The Audi Driving Experience is a national racing-track-based driving tuition and education program initiated by Audi in 1983. Its aim is to educate drivers through both theoretical lessons and practical "hands-on" tuition, primarily focusing on the complexities of modern powertrains and chassis electronics found in virtually all of today's cars, with an emphasis on Audi vehicles.

The Audi Driving Experience includes emergency maneuvers using Anti-lock Braking System (ABS) and Electronic Stability Programme (ESP) systems, theory and practice of safe high-speed handling, and demonstrates and educates the abilities of Audi's trademark Quattro four-wheel drive system. These activities are all carried off away from public roads and highways.

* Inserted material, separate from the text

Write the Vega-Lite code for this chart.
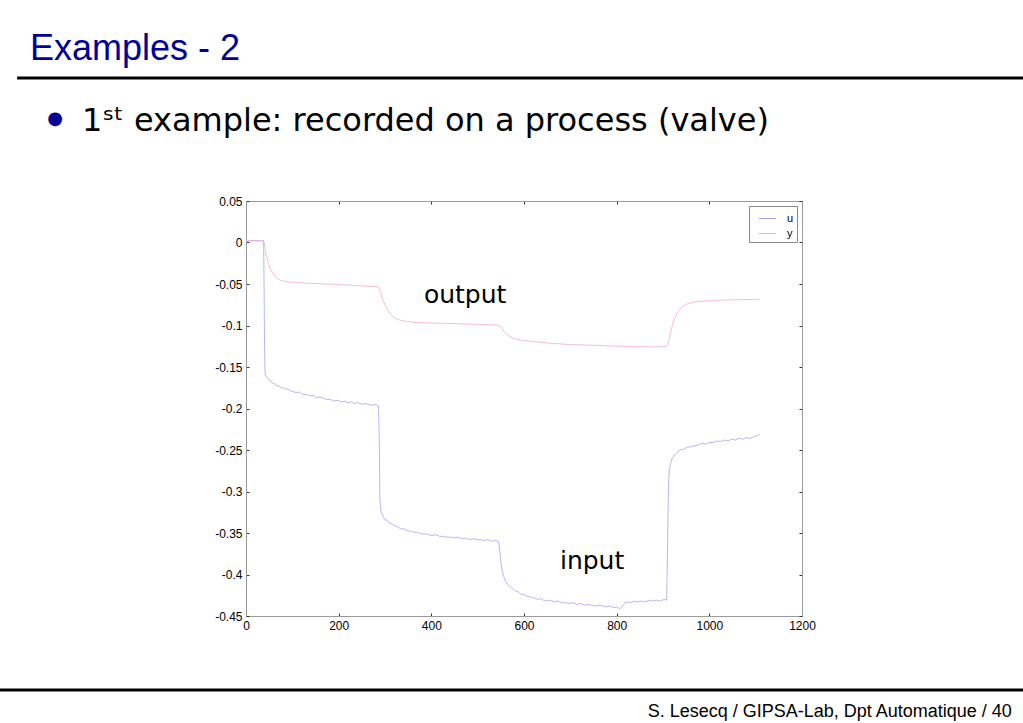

AUDI AG provides all of the vehicles at each facility.

==Europe==
The Audi Driving Experience originated in Audi's home country of Germany. It has its company headquarters in Ingolstadt.

==United Kingdom==
In the United Kingdom, it is organised by Audi UK, and is based at the Silverstone motor racing circuit.

==United States==
As of 2007, Audi of America and Emotive offer drivers the opportunity to drive Audi vehicles on a variety of courses.

==China==
Launched on 2 September 2003, the Audi Driving Experience is a driver education and training scheme offered to the Chinese motoring public. Concentrating on three themes, or styles of driving, the courses include "defensive driving training", "advanced track training", and "winter rally training". It is based at two operational centers, operating from Shanghai and Zhuhai International Circuit.

==Russia==
In Russia, Audi Drive Experience is presented by the "Vasin Driving School". Spent on the race track Moscow Raceway "Audi Sport Driving Experience 2017".

==Middle East==
Based at the Dubai Autodrome since early 2008, the Audi Driving Experience was developed by Audi Middle East as a not-for-profit initiative.

==India==
The Audi Driving Experience was introduced in India with its sports car experience on 5 July 2012 at the Buddh International Circuit, Greater Noida.